Almost one year later, I completed our home, resigned from GS to move north and get married, and was prepared for our wedding a few weeks away. There was just one problem. Over that year, the stress of losing my financial independence as I prepared to leave my job, moving away from my family in Florida, and the exhaustion of flying every week led me to lose myself. I no longer felt in control of my life and as a result I started to control food… in a deadly way.

I had developed a severe eating disorder. As our wedding date was quickly approaching, I opened up to my fiancé about it as I did not want to start our marriage with any secrets. I asked him to help me find a local therapist and wanted to work through it together, but I was not met with the same desire.
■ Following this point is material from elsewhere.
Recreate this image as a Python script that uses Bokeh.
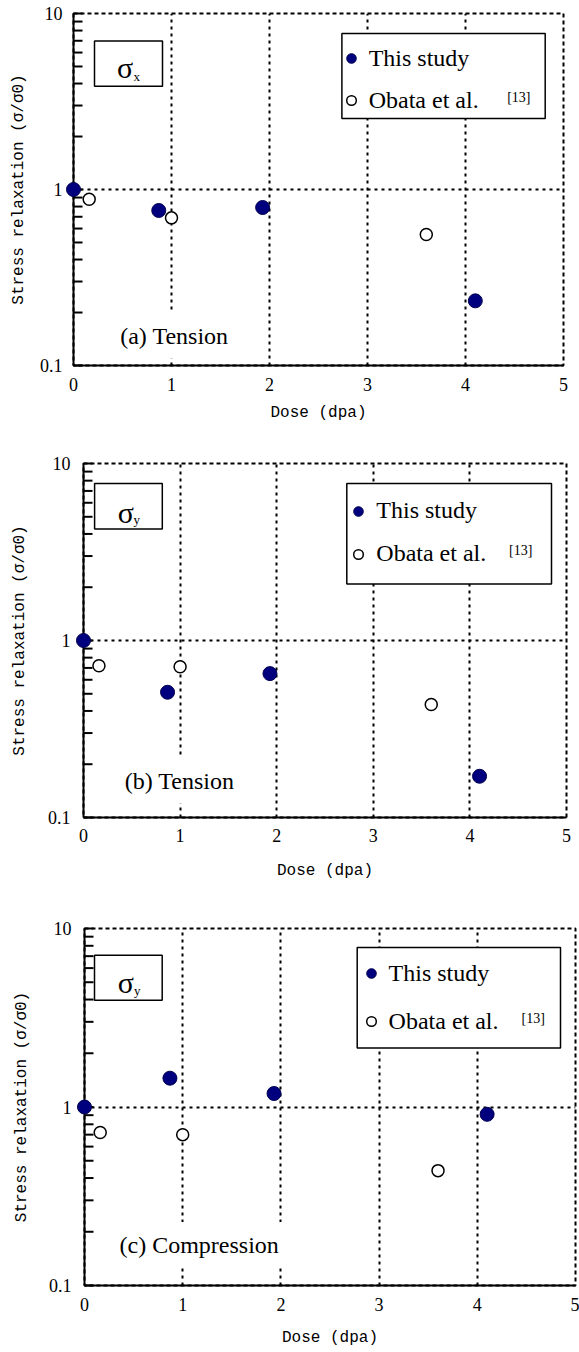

He gave me an hour to pack my things and I never saw him or the home I spent a year creating for us again. I landed in Florida having lost my fiancé, our home, my health, and my income as I had just resigned from GS. The hardest part was waking up in the morning and being hit with the reality that everything I cared about was suddenly gone.

I deleted Instagram off my phone and checked into therapy. I came out a few months later and was extremely fortunate to have been able to get my GS job back. I felt healthy enough to finally log back into Instagram, where I anticipated my 900 followers would be messaging me for wedding photos. Instead, I was met with tens of thousands of strangers asking me to renovate their homes. From Australia to Mexico, they were coming in by the minute. For a moment I thought I had accidentally logged into a celebrity's account when I reinstalled the app on my phone.

My design videos of the renovations to my home in Connecticut had gone viral. People all over the world were sharing my 60 second videos and asking me to come work on their homes. I started saying yes to helping complete strangers because I welcomed any excuse to not think about what I was going through but was also hopeful that making other people happy would in turn make me a little happier.

The first home I did was for a beautiful family in Boynton Beach, Florida. They went to Disney World for the weekend and I moved into their home to surprise them with a renovation. The video I made of their install got 30 million views on Instagram shortly after I posted it. That’s when I realized surprising homeowners may be more than a passion, it might just be a business. Over the course of the next year, I completed over 100 spaces and today, my design videos have garnered over a billion views, 5 million followers, and a series on HBO Max.

I am grateful for the home in Connecticut and where heartbreak led me, but am even more grateful for all the homeowners who have trusted me along the way. Getting to work on their homes with complete trust and creative license is ultimately what led to my mental health recovery. It gave me a sense of self-worth again and something to look forward to each day.

 

6. What advice do you have for others who are interested in pivoting their careers?
My best advice for someone looking to pivot careers is to stop waiting for things to get easier or for timing to be better. Chances are, it only gets harder. Instead of waiting for the easy part, get better at handling the hard parts and go for it. You have to take control and design your life, or your life will design you… and chances are, you don’t have the same style.

 

7. Have you leveraged your GS network since leaving the firm? If so, how?
I have definitely put my GS network to good use. I hired one of my former GS clients to become my new financial advisor, overseeing my personal finances now that there is no longer a conflict of interest. I've been hired to design homes for a number of my former GS clients and also several of my former GS colleagues. And last but not least, I've stayed in close touch with my colleagues at the firm because nobody has a pulse on the market like GS, so my portfolio is grateful for that.